No consigo derrotarlo. No consigo descifrarlo. Nunca había visto a nadie
moverse así en una pista de tenis (413).
«En segunda ronda derroto al italiano Andreas Seppi
en tres sets consecutivos. Estoy jugando bien, lo que me da esperanzas de cara
a mi partido de tercera ronda, en el que me enfrento a Rafael Nadal. Nadal es
una bestia, un fenómeno, una fuerza de la naturaleza, el jugador más fuerte y a
la vez más grácil que he visto en mi vida. Y sin embargo yo siento –por culpa
del efecto engañoso que da ganar− que tal vez consiga realizar alguna
incursión. Mis opciones me gustan. Pierdo el primer set 7-6, pero atribuyo sólo
a mi esperanza lo ajustado del resultado» (455).
«Al día siguiente, soplan fuertes vientos. Ráfagas
de sesenta y cinco kilómetros por hora. Lucho contra el viento y contra la
destreza huracanada de Federer, y empato el partido dos sets a dos. Federer
baja la vista y se mira los pies, que es su manera de expresar sorpresa.

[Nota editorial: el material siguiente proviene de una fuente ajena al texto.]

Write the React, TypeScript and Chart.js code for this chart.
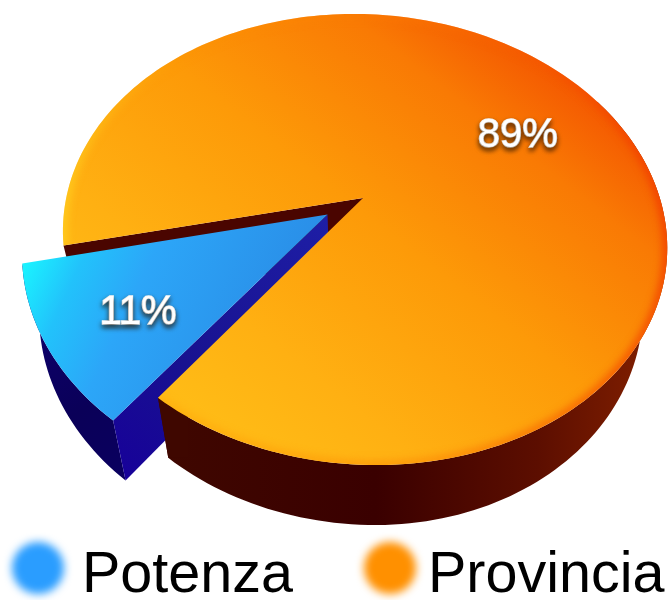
import React, { useEffect, useRef } from "react";
import { Chart, registerables } from "chart.js";

Chart.register(...registerables);

const categories = ["Potenza", "Provincia"];
const values = [11, 89];
const legendColors = ["#2a9dff", "#ff9000"];
const explode = [0.142, 0];
const labelRadius = [0.697, 0.67];
const labelBaseline = [21, 21];
const legendDotX = [38, 390];
const legendTextX = [82, 428];

// Perspective of the disc (plane coordinates are a unit circle).
const CX = 363, Y0 = 198, A = 296.8, B = 217.9, P = 0.184, SHEAR = 0.05;
const DEPTH = 60, TAPER_LEFT = 0.05, TAPER_RIGHT = 0.08;

const project = (u: number, v: number): [number, number] => {
  const w = 1 - P * v;
  const y = Y0 + (B * v) / w;
  return [CX + (A * u) / w + SHEAR * (y - Y0), y];
};
const lower = (p: [number, number]): [number, number] => [
  p[0] + (CX - p[0]) * (p[0] < CX ? TAPER_LEFT : TAPER_RIGHT),
  p[1] + DEPTH,
];

const arcPoints = (start: number, end: number, ox: number, oy: number) => {
  const pts: [number, number][] = [];
  const n = Math.max(8, Math.ceil(Math.abs(end - start) * 40));
  for (let i = 0; i <= n; i++) {
    const a = start + ((end - start) * i) / n;
    pts.push(project(ox + Math.cos(a), oy + Math.sin(a)));
  }
  return pts;
};

const tracePoly = (ctx: CanvasRenderingContext2D, pts: [number, number][]) => {
  ctx.beginPath();
  pts.forEach((p, i) => (i ? ctx.lineTo(p[0], p[1]) : ctx.moveTo(p[0], p[1])));
};
const fillPoly = (ctx: CanvasRenderingContext2D, pts: [number, number][], fill: any) => {
  tracePoly(ctx, pts);
  ctx.closePath();
  ctx.fillStyle = fill;
  ctx.fill();
};

const lin = (ctx: CanvasRenderingContext2D, x0: number, y0: number, x1: number, y1: number, stops: [number, string][]) => {
  const g = ctx.createLinearGradient(x0, y0, x1, y1);
  stops.forEach(([o, c]) => g.addColorStop(o, c));
  return g;
};

const pie3d = {
  id: "pie3d",
  beforeDatasetDraw(chart: any) {
    const ctx: CanvasRenderingContext2D = chart.ctx;
    const els = chart.getDatasetMeta(0).data;
    const geo = els.map((el: any, i: number) => {
      const { startAngle, endAngle } = el.getProps(["startAngle", "endAngle"], true);
      const mid = (startAngle + endAngle) / 2;
      return { startAngle, endAngle, mid, ox: explode[i] * Math.cos(mid), oy: explode[i] * Math.sin(mid) };
    });
    const [b, o] = geo;

    // Orange: cut wall behind the blue slice
    const oTop = arcPoints(o.startAngle, o.endAngle, 0, 0);
    const oApex = project(0, 0);
    fillPoly(ctx, [oApex, oTop[0], lower(oTop[0]), lower(oApex)], "#4a0500");

    // Blue slice
    const bTop = arcPoints(b.startAngle, b.endAngle, b.ox, b.oy);
    const bApex = project(b.ox, b.oy);
    const bCorner = bTop[0];
    fillPoly(ctx, [...bTop, ...bTop.map(lower).reverse()],
      lin(ctx, 20, 300, 130, 480, [[0, "#0d0070"], [0.6, "#0a0058"], [1, "#0a0060"]]));
    fillPoly(ctx, [bApex, bCorner, lower(bCorner), lower(bApex)],
      lin(ctx, 328, 215, 115, 480, [[0, "#1e1ea6"], [0.6, "#181290"], [1, "#17009a"]]));
    const bPath = [bApex, ...bTop];
    fillPoly(ctx, bPath, lin(ctx, 25, 265, 250, 370, [[0, "#1af2ff"], [0.2, "#22c2fb"], [0.45, "#2ca6f8"], [1, "#2a8fe8"]]));

    // Orange: near wall + top face (in front of the blue wall)
    const near = arcPoints(o.endAngle - (157 * Math.PI) / 180, o.endAngle, 0, 0);
    fillPoly(ctx, [...near, ...near.map(lower).reverse()],
      lin(ctx, 168, 0, 630, 0, [[0, "#3f0700"], [0.45, "#3a0000"], [0.8, "#5c0e00"], [1, "#7a1c00"]]));
    const corner = oTop[oTop.length - 1];
    fillPoly(ctx, [corner, lower(corner), [corner[0] + 30, lower(corner)[1]], [corner[0] + 30, corner[1]]], "#3f0700");

    const oPath: [number, number][] = [oApex, ...oTop];
    fillPoly(ctx, oPath, lin(ctx, 575, 45, 250, 460, [[0, "#f24c00"], [0.22, "#f97a04"], [0.5, "#fd9a08"], [0.8, "#ffb012"], [1, "#ffbc16"]]));

    // Soft rim light on the top face
    ctx.save();
    tracePoly(ctx, oPath);
    ctx.closePath();
    ctx.clip();
    ctx.filter = "blur(4px)";
    tracePoly(ctx, oTop);
    ctx.lineWidth = 7;
    ctx.strokeStyle = lin(ctx, 60, 0, 665, 0, [[0, "rgba(255,225,40,0.7)"], [0.2, "rgba(255,150,0,0.4)"], [0.6, "rgba(252,120,0,0.6)"], [1, "rgba(240,50,0,0.9)"]]);
    ctx.stroke();
    ctx.restore();

    // Percent labels
    ctx.save();
    ctx.font = "40px 'Liberation Sans'";
    ctx.textAlign = "center";
    ctx.textBaseline = "alphabetic";
    geo.forEach((g: any, i: number) => {
      const [x, y] = project(g.ox + labelRadius[i] * Math.cos(g.mid), g.oy + labelRadius[i] * Math.sin(g.mid));
      ctx.shadowColor = "rgba(40,20,0,0.75)";
      ctx.shadowBlur = 5;
      ctx.shadowOffsetY = 3;
      ctx.fillStyle = "#ffffff";
      ctx.strokeStyle = "#ffffff";
      ctx.lineWidth = 1.5;
      ctx.strokeText(`${values[i]}%`, x, y + labelBaseline[i]);
      ctx.fillText(`${values[i]}%`, x, y + labelBaseline[i]);
    });
    ctx.restore();

    // Legend
    ctx.save();
    categories.forEach((t, i) => {
      ctx.save();
      ctx.filter = "blur(4px)";
      ctx.fillStyle = legendColors[i];
      ctx.beginPath();
      ctx.arc(legendDotX[i], 568, 26, 0, Math.PI * 2);
      ctx.fill();
      ctx.restore();
      ctx.fillStyle = "#000000";
      ctx.font = "57.5px 'Liberation Sans'";
      ctx.textAlign = "left";
      ctx.textBaseline = "alphabetic";
      ctx.fillText(t, legendTextX[i], 592);
    });
    ctx.restore();
    return false;
  },
};

export default function App() {
  const ref = useRef<HTMLCanvasElement>(null);
  useEffect(() => {
    document.body.style.margin = "0";
    const chart = new Chart(ref.current!, {
      type: "pie",
      data: { labels: categories, datasets: [{ data: values, backgroundColor: legendColors, borderWidth: 0 }] },
      plugins: [pie3d],
      options: {
        responsive: false,
        animation: false,
        rotation: 218.3,
        layout: { padding: 0 },
        plugins: {
          tooltip: { enabled: false },
          legend: { display: false },
        },
      } as any,
    });
    return () => chart.destroy();
  }, []);
  return <canvas ref={ref} width={669} height={600} style={{ display: "block", filter: "blur(0.5px)" }} />;
}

Pero se adapta a la situación mejor que yo. Tengo la
sensación de que es capaz de adaptarse a cualquier cosa, al vuelo. Se lleva un
quito set muy duro, y yo le digo a todo el que quiera oírme que ese hombre va
camino de convertirse en el mejor jugador de todos los tiempos» (439).
Así termina, Open:
«Un día, mientras estaba trabajando en el segundo
borrador, un amigo de Jaden vino a casa a jugar con él. Había copias del
original apiladas por toda la encimera de la cocina y el amigo de Jaden
preguntó: ¿qué es todo esto?
Éste es el libro de mi papá, respondió Jaden en un
tono de voz que no le había oído usar nunca, salvo para hablar de Papá Noel y
de Guitar Hero.
Espero que él y su hermana sientan el mismo orgullo
por este libro dentro de diez años, y de treinta, y de sesenta. Lo he escrito
por ellos, pero también para ellos. Espero que les ayude a evitar algunas de
las trampas en las que yo caí. Más aún, espero que se convierta en uno de los
muchos libros que les ofrezcan consuelo, orientación y placer. Yo descubrí
tarde la magia de los libros. De los muchos errores que quiero que mis hijos
eviten, ése ocupa uno de los primeros puestos en la lista» (475).